Working with Sketches
I have kept sketches and handwritten notes of my sculpture since the early 1980’s. This practice of drawing, image-collecting and note-taking is pure magic to me. Drawing is where all the excitement lies in sculpture. I am always collecting images and sketching out ideas the flash through my mind throughout the day. My book is very large and always open! This series of glass sculptures are really a form of drawing with glass. For this glass seaweed sculpture, I made a series of sketches that explore the patterns of the seaweed plant. I was most interested in the types of seaweed plants that have multiple, swaying tendrils from a vertical stem.

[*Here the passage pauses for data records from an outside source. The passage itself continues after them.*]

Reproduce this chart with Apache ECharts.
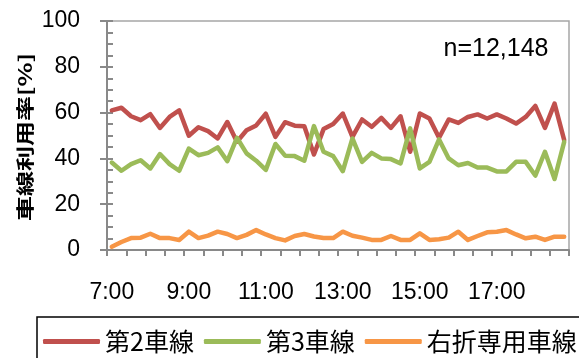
<!DOCTYPE html>
<html>
<head>
<meta charset="utf-8">
<script src="https://cdn.jsdelivr.net/npm/echarts@6/dist/echarts.min.js"></script>
<style>
  html, body { margin: 0; padding: 0; background: #fff; }
  #chart { width: 579px; height: 358px; }
</style>
</head>
<body>
<div id="chart"></div>
<script>
// 15-minute intervals, 7:00 - 18:45
const times = [
  '7:00','7:15','7:30','7:45','8:00','8:15','8:30','8:45',
  '9:00','9:15','9:30','9:45','10:00','10:15','10:30','10:45',
  '11:00','11:15','11:30','11:45','12:00','12:15','12:30','12:45',
  '13:00','13:15','13:30','13:45','14:00','14:15','14:30','14:45',
  '15:00','15:15','15:30','15:45','16:00','16:15','16:30','16:45',
  '17:00','17:15','17:30','17:45','18:00','18:15','18:30','18:45'
];

const seriesNames = ['第2車線', '第3車線', '右折専用車線'];

// lane usage share [%]
const lane2 = [
  61.0, 62.1, 58.4, 56.7, 59.3, 53.3, 58.1, 61.0, 49.9, 53.6, 51.9, 48.7,
  55.9, 47.3, 52.3, 54.4, 59.5, 49.4, 55.8, 54.3, 54.0, 41.7, 52.8, 55.0,
  59.6, 49.4, 57.0, 53.8, 57.7, 53.3, 58.4, 42.9, 59.6, 57.4, 49.0, 57.0,
  55.5, 58.1, 59.2, 57.4, 59.2, 57.4, 55.2, 58.1, 62.9, 53.3, 63.9, 48.0
];
const lane3 = [
  38.2, 34.6, 37.5, 39.2, 35.6, 41.9, 37.5, 34.6, 44.3, 41.4, 42.4, 44.8,
  38.8, 49.0, 42.2, 39.0, 35.0, 46.3, 41.2, 41.0, 39.0, 54.1, 42.9, 41.0,
  34.4, 48.7, 38.5, 42.4, 40.0, 39.7, 37.8, 53.1, 35.6, 38.5, 48.3, 40.0,
  37.0, 38.0, 36.0, 36.0, 34.3, 34.3, 38.5, 38.5, 32.5, 42.9, 31.0, 47.2
];
const rightTurn = [
  1.4, 3.5, 5.2, 5.4, 7.1, 5.2, 5.2, 4.4, 8.0, 5.2, 6.3, 8.0,
  7.0, 5.2, 6.6, 8.7, 6.8, 5.2, 4.2, 6.1, 7.0, 5.9, 5.2, 5.2,
  8.0, 6.2, 5.4, 4.4, 4.4, 6.1, 4.4, 4.4, 7.3, 4.4, 4.7, 5.4,
  8.0, 4.4, 6.1, 7.7, 8.0, 8.7, 6.8, 5.1, 5.8, 4.4, 5.8, 5.8
];

const lineColors = ['#C0504D', '#9BBB59', '#F79646'];
const axisGray = '#898989';
const numFont = '"Liberation Sans", Arial, sans-serif';
const cjkFont = '"Noto Sans CJK JP", sans-serif';

const chart = echarts.init(document.getElementById('chart'), null, { renderer: 'canvas' });

chart.setOption({
  animation: false,
  backgroundColor: '#ffffff',
  grid: {
    left: 107, right: 10, top: 21, bottom: 108,
    show: true, borderColor: '#A6A6A6', borderWidth: 1.5, backgroundColor: 'transparent'
  },
  legend: {
    data: seriesNames,
    left: 37, top: 317,
    width: 540,
    padding: [12, 6, 12, 6],
    borderColor: '#000', borderWidth: 1.5,
    icon: 'roundRect',
    itemWidth: 57, itemHeight: 5, itemGap: 10,
    textStyle: { fontFamily: cjkFont, fontSize: 25, color: '#000' }
  },
  xAxis: {
    type: 'category',
    data: times,
    boundaryGap: true,
    axisLine: { lineStyle: { color: axisGray, width: 2 } },
    axisTick: { show: true, interval: 1, length: 6, lineStyle: { color: axisGray, width: 2 } },
    axisLabel: { interval: 7, margin: 31, fontSize: 23, fontFamily: numFont, color: '#000' },
    splitLine: { show: false }
  },
  yAxis: [
    {
      type: 'value', min: 0, max: 100, interval: 20,
      axisLine: { show: true, lineStyle: { color: axisGray, width: 2 } },
      axisTick: { show: true, length: 7, lineStyle: { color: axisGray, width: 2 } },
      axisLabel: { margin: 27, fontSize: 23, fontFamily: numFont, color: '#000' },
      splitLine: { show: false }
    },
    {
      type: 'value', min: 0, max: 100, interval: 5, position: 'left',
      axisLine: { show: false },
      axisTick: { show: true, inside: true, length: 6, lineStyle: { color: axisGray, width: 2 } },
      axisLabel: { show: false },
      splitLine: { show: false }
    }
  ],
  graphic: [
    {
      type: 'text', x: 25, y: 137, rotation: Math.PI / 2, scaleY: 0.72,
      style: {
        text: '車線利用率[%]', font: 'bold 25px ' + cjkFont, fill: '#000',
        align: 'center', verticalAlign: 'middle',
        textAlign: 'center', textVerticalAlign: 'middle'
      }
    },
    {
      type: 'text', x: 496, y: 49,
      style: {
        text: 'n=12,148', font: '25px ' + numFont, fill: '#000',
        align: 'center', verticalAlign: 'middle',
        textAlign: 'center', textVerticalAlign: 'middle'
      }
    }
  ],
  series: [lane2, lane3, rightTurn].map((values, i) => ({
    name: seriesNames[i],
    type: 'line',
    yAxisIndex: 0,
    data: values,
    symbol: 'none',
    lineStyle: { color: lineColors[i], width: 4.5, join: 'round', cap: 'round' },
    itemStyle: { color: lineColors[i] }
  }))
});
</script>
</body>
</html>
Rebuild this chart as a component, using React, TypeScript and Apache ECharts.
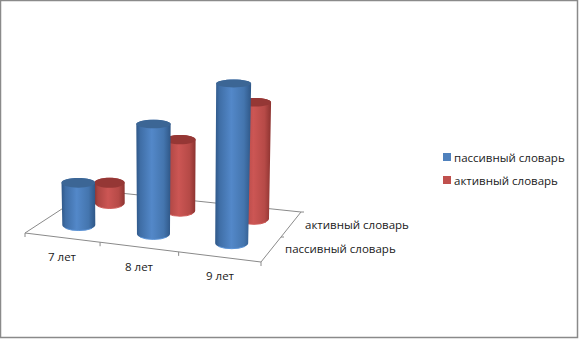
import React, { useEffect, useRef } from "react";
import * as echarts from "echarts";

const categories = ["7 лет", "8 лет", "9 лет"];
const seriesNames = ["пассивный словарь", "активный словарь"];
const passiveValues = [25, 65, 94.5];
const activeValues = [12, 42, 69];

const FONT = "'Open Sans', sans-serif";
const FL = [25, 233];
const FR = [261, 262];
const BR = [301, 212];
const BL = [91, 190];
const GRID = { left: 20, top: 40, width: 300, height: 169 };
const PERSPECTIVE = 0.933;

function lerp(a: number[], b: number[], t: number) {
  return [a[0] + (b[0] - a[0]) * t, a[1] + (b[1] - a[1]) * t];
}
function warp(u: number) {
  return (u * PERSPECTIVE) / (1 + (PERSPECTIVE - 1) * u);
}
function floorPoint(u: number, v: number) {
  const w = warp(u);
  const p = lerp(lerp(FL, FR, w), lerp(BL, BR, w), v);
  return [p[0] + 1.2, p[1] - 1.5];
}

const palettes = [
  {
    top: "#3c6695",
    rim: "#5a92d6",
    stops: [
      [0, "#2f5787"],
      [0.12, "#3f6ea6"],
      [0.45, "#5388c9"],
      [0.8, "#4475ae"],
      [1, "#2f5787"],
    ],
  },
  {
    top: "#953735",
    rim: "#cf5a57",
    stops: [
      [0, "#8c3330"],
      [0.12, "#ad4643"],
      [0.45, "#cc5654"],
      [0.8, "#b64a47"],
      [1, "#8c3330"],
    ],
  },
];

function cylinder(depth: number, radius: number, palette: (typeof palettes)[number]) {
  return (params: any, api: any) => {
    const i = api.value(0);
    const c = api.coord([i, api.value(1)]);
    const base = api.coord([i, 0]);
    const sys = params.coordSys;
    const u = (c[0] - sys.x) / sys.width;
    const h = base[1] - c[1];
    const p = floorPoint(u, depth);
    const r = radius;
    const rTop = r * (1 + h * 0.00037);
    const ry = 5.5;
    const ryTop = 5.2 - h * 0.008;
    const tx = p[0] + (u - 0.5) * h * 0.037;
    const ty = p[1] - h;
    const body =
      `M${p[0] - r} ${p[1]} A${r} ${ry} 0 0 0 ${p[0] + r} ${p[1]} ` +
      `L${tx + rTop} ${ty} A${rTop} ${ryTop} 0 0 0 ${tx - rTop} ${ty} Z`;
    const rim = `M${p[0] - r * 0.8} ${p[1] + ry * 0.6} A${r} ${ry} 0 0 0 ${p[0] + r * 0.8} ${p[1] + ry * 0.6}`;
    return {
      type: "group",
      children: [
        {
          type: "path",
          shape: { pathData: body },
          style: {
            fill: new echarts.graphic.LinearGradient(
              0, 0, 1, 0,
              palette.stops.map(([offset, color]) => ({ offset, color }))
            ),
          },
        },
        {
          type: "path",
          shape: { pathData: rim },
          style: { fill: "none", stroke: palette.rim, lineWidth: 1 },
        },
        {
          type: "ellipse",
          shape: { cx: tx, cy: ty, rx: rTop, ry: ryTop },
          style: { fill: palette.top },
        },
      ],
    };
  };
}

function line(a: number[], b: number[]) {
  return {
    type: "line",
    z: 0,
    silent: true,
    shape: { x1: a[0], y1: a[1], x2: b[0], y2: b[1] },
    style: { stroke: "#8a8a8a", lineWidth: 1 },
  };
}

function label(text: string, x: number, y: number, align: string) {
  return {
    type: "text",
    z: 5,
    silent: true,
    x,
    y,
    style: {
      text,
      fill: "#1a1a1a",
      font: `11.5px ${FONT}`,
      textAlign: align,
      textVerticalAlign: "middle",
    },
  };
}

export default function App() {
  const ref = useRef<HTMLDivElement>(null);
  useEffect(() => {
    const chart = echarts.init(ref.current!, undefined, { renderer: "svg" });
    const frontTicks = [0, 1 / 3, 2 / 3, 1].map((t) => {
      const p = lerp(FL, FR, warp(t));
      return line(p, [p[0], p[1] + 4]);
    });
    const sideTicks = [0.5, 1].map((t) => {
      const p = lerp(FR, BR, t);
      return line(p, [p[0] + 3, p[1]]);
    });
    chart.setOption({
      animation: false,
      backgroundColor: "#ffffff",
      grid: GRID,
      xAxis: { type: "category", data: categories, show: false },
      yAxis: { type: "value", min: 0, max: 100, show: false },
      legend: {
        data: seriesNames,
        orient: "vertical",
        left: 438,
        top: 146,
        itemWidth: 8,
        itemHeight: 8,
        itemGap: 11,
        icon: "rect",
        selectedMode: false,
        textStyle: { fontFamily: FONT, fontSize: 11.5, color: "#1a1a1a", padding: [0, 0, 0, -2] },
      },
      graphic: [
        {
          type: "rect",
          z: 0,
          silent: true,
          shape: { x: 0.5, y: 0.5, width: 577, height: 337 },
          style: { fill: "none", stroke: "#8a8a8a", lineWidth: 1.5 },
        },
        line(FL, FR),
        line(FR, BR),
        line(BR, BL),
        line(BL, FL),
        ...frontTicks,
        ...sideTicks,
        label(categories[0], 62, 256, "center"),
        label(categories[1], 139, 266, "center"),
        label(categories[2], 220, 275, "center"),
        label(seriesNames[1], 305, 224, "left"),
        label(seriesNames[0], 285, 248, "left"),
      ],
      series: [
        {
          name: seriesNames[1],
          type: "custom",
          z: 2,
          itemStyle: { color: "#c0504d" },
          renderItem: cylinder(0.75, 15, palettes[1]),
          encode: { x: 0, y: 1 },
          data: activeValues.map((v, i) => [i, v]),
        },
        {
          name: seriesNames[0],
          type: "custom",
          z: 3,
          itemStyle: { color: "#4f81bd" },
          renderItem: cylinder(0.25, 16.5, palettes[0]),
          encode: { x: 0, y: 1 },
          data: passiveValues.map((v, i) => [i, v]),
        },
      ],
    });
    return () => chart.dispose();
  }, []);
  return (
    <div
      ref={ref}
      style={{ position: "absolute", left: 0, top: 0, width: 579, height: 339 }}
    />
  );
}
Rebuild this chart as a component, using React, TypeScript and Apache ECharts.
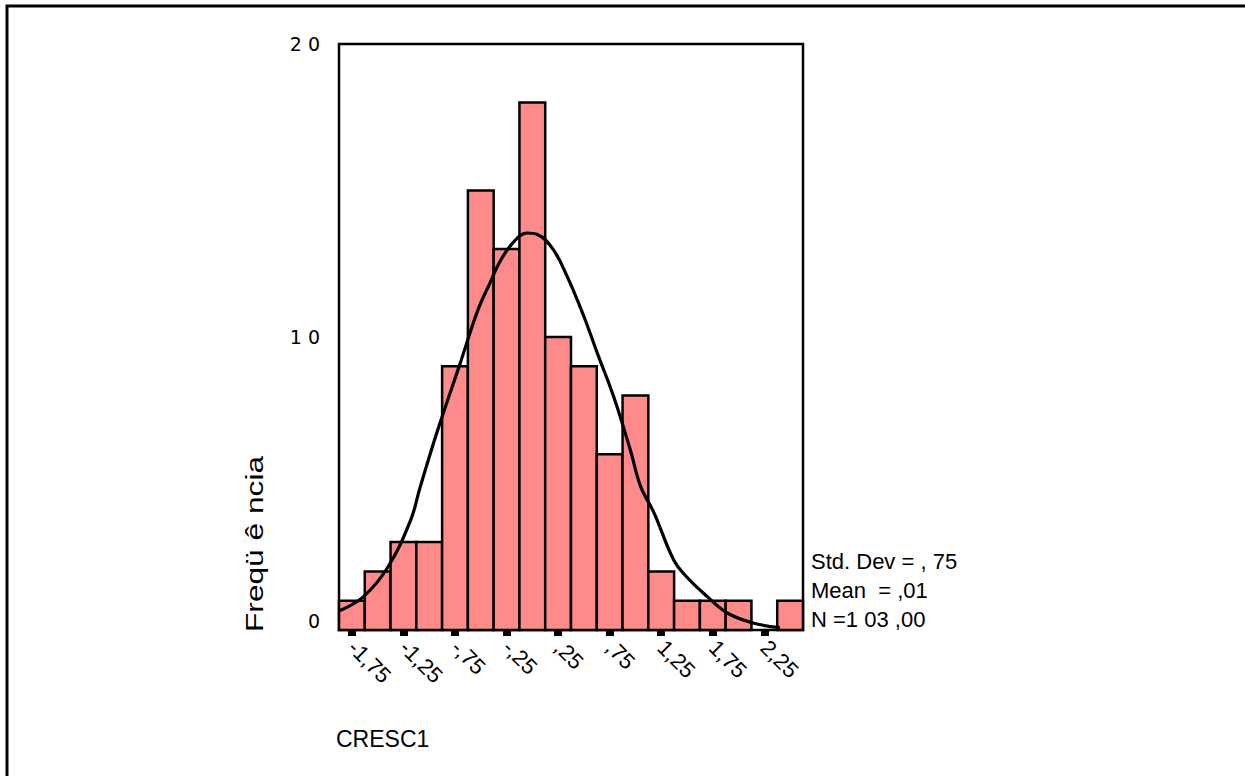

Creating a Strong, Sinuous Structure
When I began this glass seaweed sculpture I wanted to create a large-scale work. This meant using a wider diameter rod such as 8mm boro. I spend a lot of time working on the structure and stability of a sculpture. Making the work visually interesting and strong is a real joy for me. Some pointers I have learned in reading about large-scale flameworked glass is that you must anneal often. This has really been the case for me when using larger rods. There are trade-offs when you scale your work up. You will spend a lot of time cleaning and annealing your work. On the other hand my work is about ideas and sometimes you have an idea that demands scale.